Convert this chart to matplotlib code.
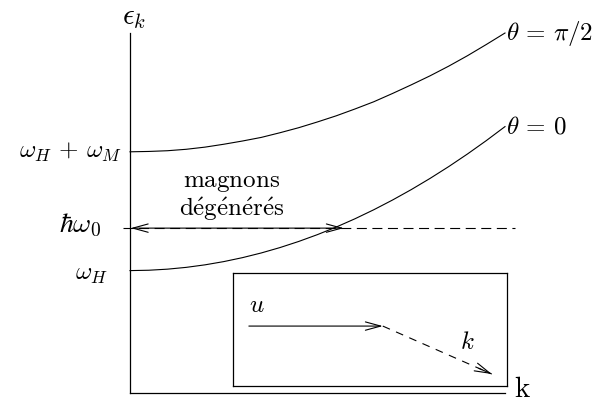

...

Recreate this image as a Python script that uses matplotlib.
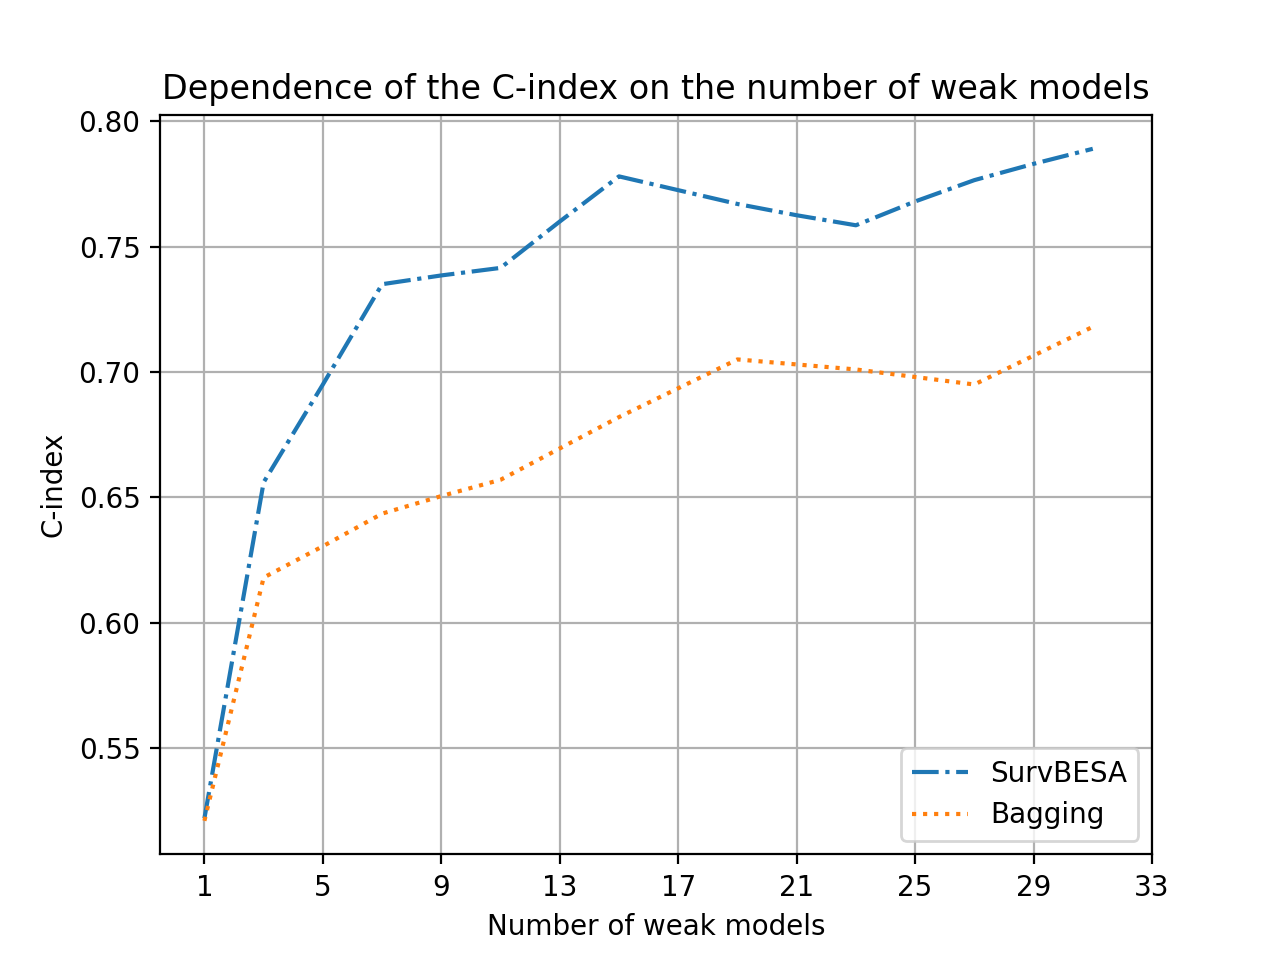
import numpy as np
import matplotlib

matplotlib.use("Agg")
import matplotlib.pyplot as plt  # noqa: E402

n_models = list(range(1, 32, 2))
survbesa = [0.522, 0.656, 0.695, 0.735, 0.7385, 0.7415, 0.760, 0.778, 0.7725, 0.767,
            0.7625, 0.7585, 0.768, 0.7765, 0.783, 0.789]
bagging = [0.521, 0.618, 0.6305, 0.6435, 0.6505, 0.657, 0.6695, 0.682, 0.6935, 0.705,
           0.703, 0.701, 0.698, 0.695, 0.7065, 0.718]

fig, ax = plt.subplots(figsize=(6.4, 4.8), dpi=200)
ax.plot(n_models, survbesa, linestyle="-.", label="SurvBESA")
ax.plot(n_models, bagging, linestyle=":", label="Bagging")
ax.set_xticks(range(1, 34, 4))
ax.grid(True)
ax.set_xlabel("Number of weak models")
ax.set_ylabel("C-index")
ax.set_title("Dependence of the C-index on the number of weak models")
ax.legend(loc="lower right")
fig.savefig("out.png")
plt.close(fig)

*What is being asked*
Look above and copy only the lines from the one holding "Recreate this image" to the one holding "import matplotlib.pyplot as", both included, exactly, minus the pictures.

*Reply to the exercise*
Recreate this image as a Python script that uses matplotlib.
import numpy as np
import matplotlib

matplotlib.use("Agg")
import matplotlib.pyplot as plt  # noqa: E402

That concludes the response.